Pourtant, la langue est riche. "Tout le monde", "les gens", "les amis", "toutes et tous"... les alternatives à ce trop désuet "les gars" ne manquent pas, et plus encore, elles abondent. "J'ai supprimé "les gars" de mon lexique, du mieux que je peux. Je pense que c'est important. Ces "petites gouttes" de langage exclusif ont autant d'effets négatifs que si vous décochiez une remarque inapproprié à quelqu'un", nous assure David Morrison. Une réflexion limpide que beaucoup ont encore du mal à accepter, tant elle met à mal un certain confort de pensée. Et pourtant, "si les femmes sont contrariées quand les hommes les appellent "gars", la chose correcte à faire reste, tout simplement, de les appeler autrement : il est absurde de blesser quelqu'un juste pour le plaisir", avance cette tribune du Guardian.

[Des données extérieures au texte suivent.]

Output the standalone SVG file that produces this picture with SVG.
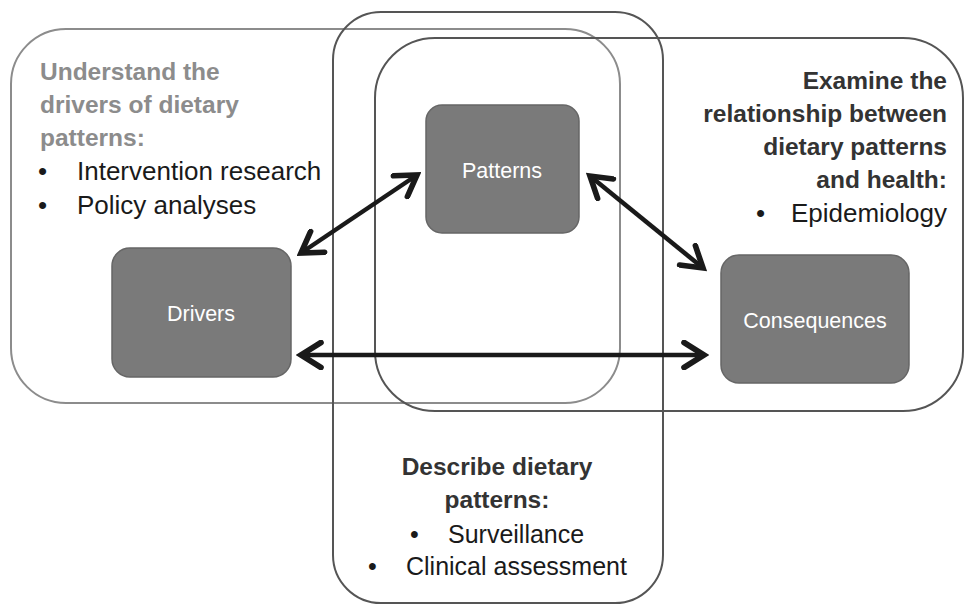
<svg xmlns="http://www.w3.org/2000/svg" width="964" height="604" viewBox="0 0 964 604">
<defs>
<marker id="ah" markerUnits="userSpaceOnUse" markerWidth="30" markerHeight="30" refX="20" refY="12" orient="auto-start-reverse" viewBox="0 0 24 24">
<path d="M4,2 L20,12 L4,22" fill="none" stroke="#1a1a1a" stroke-width="4.5" stroke-linecap="round" stroke-linejoin="miter"/>
</marker>
<style>
.area{fill:none;stroke-width:2}
.node rect{fill:#7a7a7a;stroke:#666;stroke-width:1.5}
.node text{fill:#fff;font-family:"Liberation Sans",Arial,sans-serif;font-size:21.5px;text-anchor:middle}
.t{font-family:"Liberation Sans",Arial,sans-serif;font-size:26px}
.s{font-size:25px}
.h{font-weight:bold;font-size:24.5px}
.conn line{stroke:#1a1a1a;stroke-width:4.5;marker-start:url(#ah);marker-end:url(#ah)}
</style>
</defs>
<rect width="964" height="604" fill="#fff"/>
<g id="area-drivers">
<rect class="area" x="11" y="29" width="609" height="374" rx="55" stroke="#8c8c8c"/>
<text class="t h" x="40" y="80" fill="#8c8c8c">Understand the</text>
<text class="t h" x="40" y="113" fill="#8c8c8c">drivers of dietary</text>
<text class="t h" x="40" y="146" fill="#8c8c8c">patterns:</text>
<text class="t" x="38" y="180" fill="#1a1a1a">•</text>
<text class="t" x="77" y="180" fill="#1a1a1a">Intervention research</text>
<text class="t" x="38" y="214" fill="#1a1a1a">•</text>
<text class="t" x="77" y="214" fill="#1a1a1a">Policy analyses</text>
</g>
<g id="area-patterns">
<rect class="area" x="333" y="12" width="330" height="591" rx="48" stroke="#555"/>
<text class="t h" x="497" y="475" fill="#333" text-anchor="middle">Describe dietary</text>
<text class="t h" x="497" y="508" fill="#333" text-anchor="middle">patterns:</text>
<text class="t s" x="410" y="543" fill="#1a1a1a">•</text>
<text class="t s" x="448" y="543" fill="#1a1a1a">Surveillance</text>
<text class="t s" x="368" y="575" fill="#1a1a1a">•</text>
<text class="t s" x="406" y="575" fill="#1a1a1a">Clinical assessment</text>
</g>
<g id="area-consequences">
<rect class="area" x="375" y="38" width="588" height="373" rx="60" stroke="#555"/>
<text class="t h" x="947" y="89" fill="#333" text-anchor="end">Examine the</text>
<text class="t h" x="947" y="122" fill="#333" text-anchor="end">relationship between</text>
<text class="t h" x="947" y="155" fill="#333" text-anchor="end">dietary patterns</text>
<text class="t h" x="947" y="188" fill="#333" text-anchor="end">and health:</text>
<text class="t" x="756" y="222" fill="#1a1a1a">•</text>
<text class="t" x="947" y="222" fill="#1a1a1a" text-anchor="end">Epidemiology</text>
</g>
<g id="node-patterns" class="node">
<rect x="426" y="105" width="153" height="128" rx="16"/>
<text x="502" y="178">Patterns</text>
</g>
<g id="node-drivers" class="node">
<rect x="112" y="248" width="179" height="129" rx="18"/>
<text x="201" y="321">Drivers</text>
</g>
<g id="node-consequences" class="node">
<rect x="721" y="255" width="188" height="128" rx="18"/>
<text x="815" y="328">Consequences</text>
</g>
<g id="connectors" class="conn">
<line x1="301" y1="253" x2="417" y2="175"/>
<line x1="590" y1="176" x2="703" y2="268"/>
<line x1="301" y1="355" x2="704" y2="355"/>
</g>
</svg>
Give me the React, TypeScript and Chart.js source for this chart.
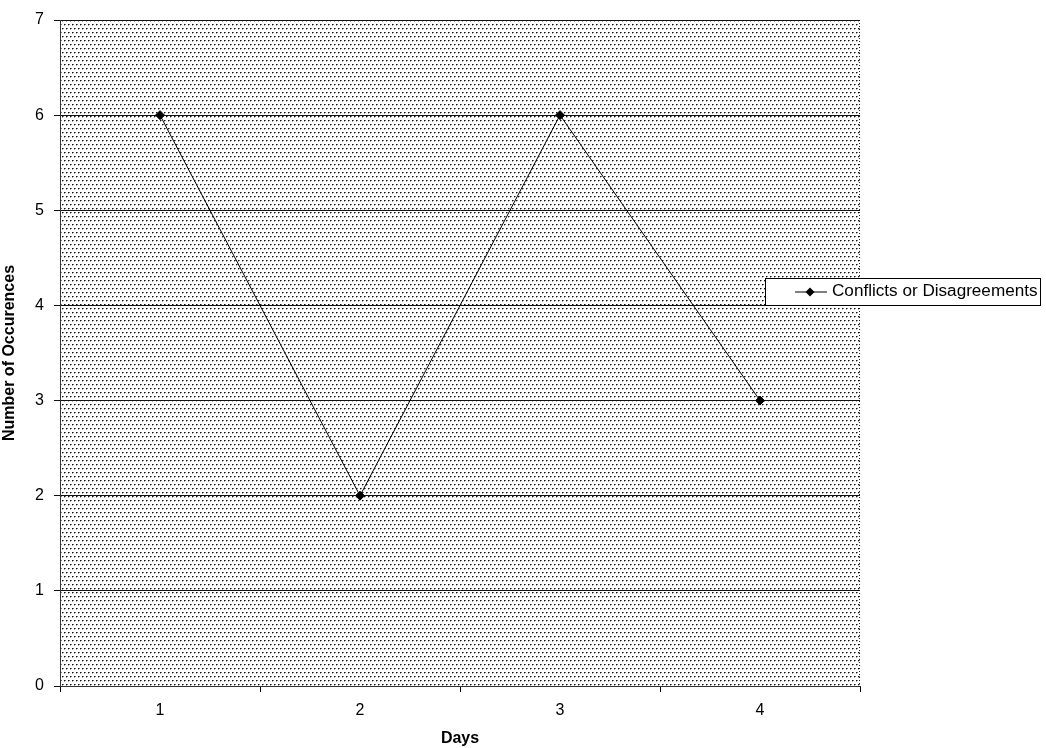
import React, { useEffect, useRef } from "react";
import { Chart, registerables } from "chart.js";

Chart.register(...registerables);

const categories = ["1", "2", "3", "4"];
const seriesName = "Conflicts or Disagreements";
const seriesValues = [6, 2, 6, 3];
const yTicks = [0, 1, 2, 3, 4, 5, 6, 7];

const FONT = "'Liberation Sans', Arial, sans-serif";

function makePattern(ctx: CanvasRenderingContext2D) {
  const c = document.createElement("canvas");
  c.width = 4;
  c.height = 8;
  const p = c.getContext("2d")!;
  p.fillStyle = "#ffffff";
  p.fillRect(0, 0, 4, 8);
  const dot = (x: number, y: number) => {
    p.fillStyle = "#111111";
    p.fillRect(x, y, 1, 1);
    p.fillStyle = "#777777";
    p.fillRect(x + 1, y, 1, 1);
    p.fillStyle = "#aaaaaa";
    p.fillRect(x, y + 1, 1, 1);
  };
  dot(0, 0);
  dot(2, 4);
  return ctx.createPattern(c, "repeat")!;
}

const bgPlugin = {
  id: "bgPattern",
  beforeDraw(chart: any) {
    const { ctx, chartArea } = chart;
    ctx.save();
    ctx.fillStyle = makePattern(ctx);
    ctx.fillRect(chartArea.left, chartArea.top, chartArea.right - chartArea.left, chartArea.bottom - chartArea.top);
    ctx.strokeStyle = "#222";
    ctx.lineWidth = 1;
    ctx.setLineDash([1, 2]);
    ctx.beginPath();
    ctx.moveTo(chartArea.left, chartArea.top + 0.5);
    ctx.lineTo(chartArea.right, chartArea.top + 0.5);
    ctx.moveTo(chartArea.right - 0.5, chartArea.top);
    ctx.lineTo(chartArea.right - 0.5, chartArea.bottom);
    ctx.stroke();
    ctx.restore();
  },
};

const legendPlugin = {
  id: "customLegend",
  afterDraw(chart: any) {
    const { ctx } = chart;
    const x = 765, y = 278, w = 275, h = 27;
    ctx.save();
    ctx.fillStyle = "#ffffff";
    ctx.fillRect(x, y, w, h);
    ctx.strokeStyle = "#000";
    ctx.lineWidth = 1;
    ctx.strokeRect(x + 0.5, y + 0.5, w, h);
    const cy = y + h / 2 + 0.5;
    ctx.beginPath();
    ctx.moveTo(x + 30, cy);
    ctx.lineTo(x + 62, cy);
    ctx.stroke();
    ctx.fillStyle = "#000";
    ctx.beginPath();
    const mx = x + 45;
    ctx.moveTo(mx, cy - 4.5);
    ctx.lineTo(mx + 4.5, cy);
    ctx.lineTo(mx, cy + 4.5);
    ctx.lineTo(mx - 4.5, cy);
    ctx.closePath();
    ctx.fill();
    ctx.font = `16px ${FONT}`;
    ctx.textBaseline = "middle";
    ctx.textAlign = "left";
    ctx.translate(x + 67, cy);
    ctx.scale(1.07, 1);
    ctx.fillText(seriesName, 0, 0);
    ctx.restore();
  },
};

export default function App() {
  const ref = useRef<HTMLCanvasElement>(null);
  useEffect(() => {
    const chart = new Chart(ref.current!, {
      type: "line",
      data: {
        labels: categories,
        datasets: [
          {
            label: seriesName,
            data: seriesValues,
            borderColor: "#000",
            borderWidth: 1,
            backgroundColor: "#000",
            pointStyle: "rectRot",
            pointRadius: 4.5,
            pointBackgroundColor: "#000",
            pointBorderColor: "#000",
            tension: 0,
            fill: false,
          },
        ],
      },
      options: {
        animation: false,
        responsive: false,
        maintainAspectRatio: false,
        layout: { padding: { top: 20, right: 186, left: 0, bottom: 0 } },
        plugins: { legend: { display: false }, tooltip: { enabled: false } },
        scales: {
          x: {
            type: "category",
            offset: true,
            grid: { offset: true, drawOnChartArea: false, tickLength: 6, color: "#000", lineWidth: 1 },
            border: { color: "#333", width: 1 },
            ticks: { color: "#000", font: { family: FONT, size: 16 }, padding: 9 },
            title: {
              display: true,
              text: "Days",
              color: "#000",
              font: { family: FONT, size: 16, weight: "bold" },
              padding: { top: 10, bottom: 0 },
            },
            afterFit(scale: any) {
              scale.height = 62;
            },
          },
          y: {
            min: 0,
            max: 7,
            afterBuildTicks(scale: any) {
              scale.ticks = yTicks.map((v) => ({ value: v }));
            },
            grid: { color: "#111", lineWidth: 1, tickLength: 6, drawTicks: true },
            border: { color: "#333", width: 1 },
            ticks: { color: "#000", font: { family: FONT, size: 16 }, padding: 10 },
            title: {
              display: true,
              text: "Number of Occurences",
              color: "#000",
              font: { family: FONT, size: 16, weight: "bold" },
              padding: { top: 0, bottom: 4 },
            },
            afterFit(scale: any) {
              scale.width = 60;
            },
          },
        },
      },
      plugins: [bgPlugin, legendPlugin],
    });
    return () => chart.destroy();
  }, []);
  return (
    <div style={{ position: "fixed", left: 0, top: 0, width: 1046, height: 748, background: "#fff" }}>
      <canvas ref={ref} width={1046} height={748} style={{ width: 1046, height: 748 }} />
    </div>
  );
}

Comprendre qu'à l'instar de certaines insultes (racistes, homophobes, sexistes) "les gars" peut constituer un propos offensant, c'est avant tout reconsidérer l'autre et l'estime qu'on lui porte. Une exigence d'ouverture nécessaire face à un usage du langage certainement trop étroit. Questionner les aspects les plus familiers de notre langue permet toujours de poser sur le tapis des thématiques plus complexes, comme l'égalité des sexes et le sexisme ordinaire. Une invitation au débat et à l'apprentissage.